Individual identity is at the core of reputation, of social sanctions, control and motivation. It is essential for the functioning of conventional signaling, for reputation costs and other community sanctions on dishonest signalers are needed to maintain the reliability of these signals.

A good reputation is very valuable: it can mean increased status, better work, more dates... A bad reputation, on the other hand, is a serious liability: a person with a poor reputation will have trouble finding others willing to risk further interactions.

Without identity, there can be no reputation. In order for the history of one's actions and of others' assessments of those actions to become "reputation", a few things are necessary. We must be able to identify the person, we must be able to communicate, and we must have some form of memory.

In the online world, identity, communication and memory cannot be taken for granted. Whether you can know who are the others in a space, whether you can communicate with them, whether the history of their actions or of other's reactions to them persists and is accessible - in a mediated environment these are all matters of design. The creators of the environment can choose to incorporate them into the interface, to allow (or require) users to provide such information. Many do not. There are numerous forums in which anonymous contributors write; there a places where communication among participants is difficult or discouraged. In such circumstances, reputation cannot be a socially motivating force.

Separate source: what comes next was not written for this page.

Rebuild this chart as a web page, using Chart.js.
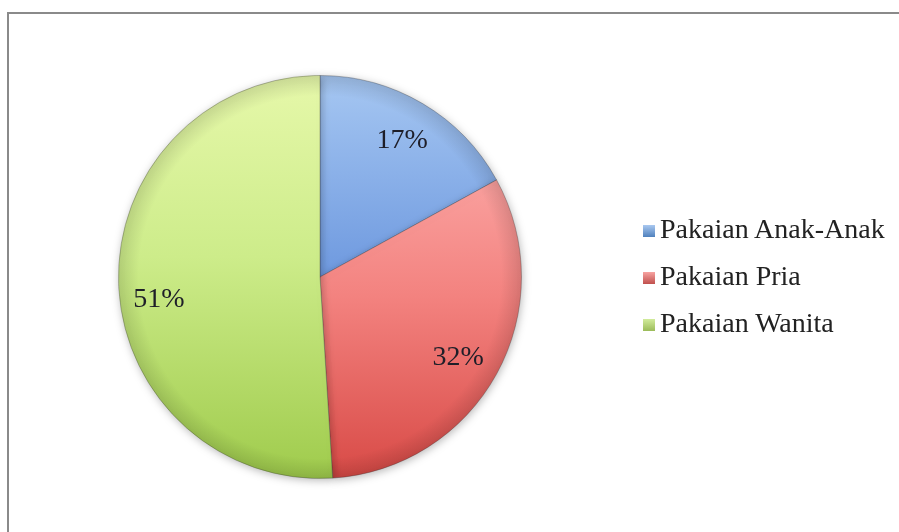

In the online world identity, the ability to connect an action to a particular person or a sequence of actions to the same being, is especially problematic. The crux of individual identity is the body, which is absent online. One way of establishing identity in the mediated world is to connect the online persona to a physical being. Sometimes this is straightforward: if I sign my writings with my real name, my email address and work place, I've provided clear ties to my physical world self, connecting the online persona to the real world self. Yet sometimes it is less straightforward: what if 10 people are collectively creating a single virtual persona? Another way is to use history and reputation to establish an online pseudonymous identity sufficiently robust and valuable to have at least some of function of an embodied identity, in that harm to the pseudonymous persona is significantly costly. If I spend a lot of time and effort establishing an online persona, that persona can have a functioning reputation; however, its value is still much lower than that of the embodied self: I am likely to be much more willing to discard even a long running persona than I am to risk bodily imprisonment or harm.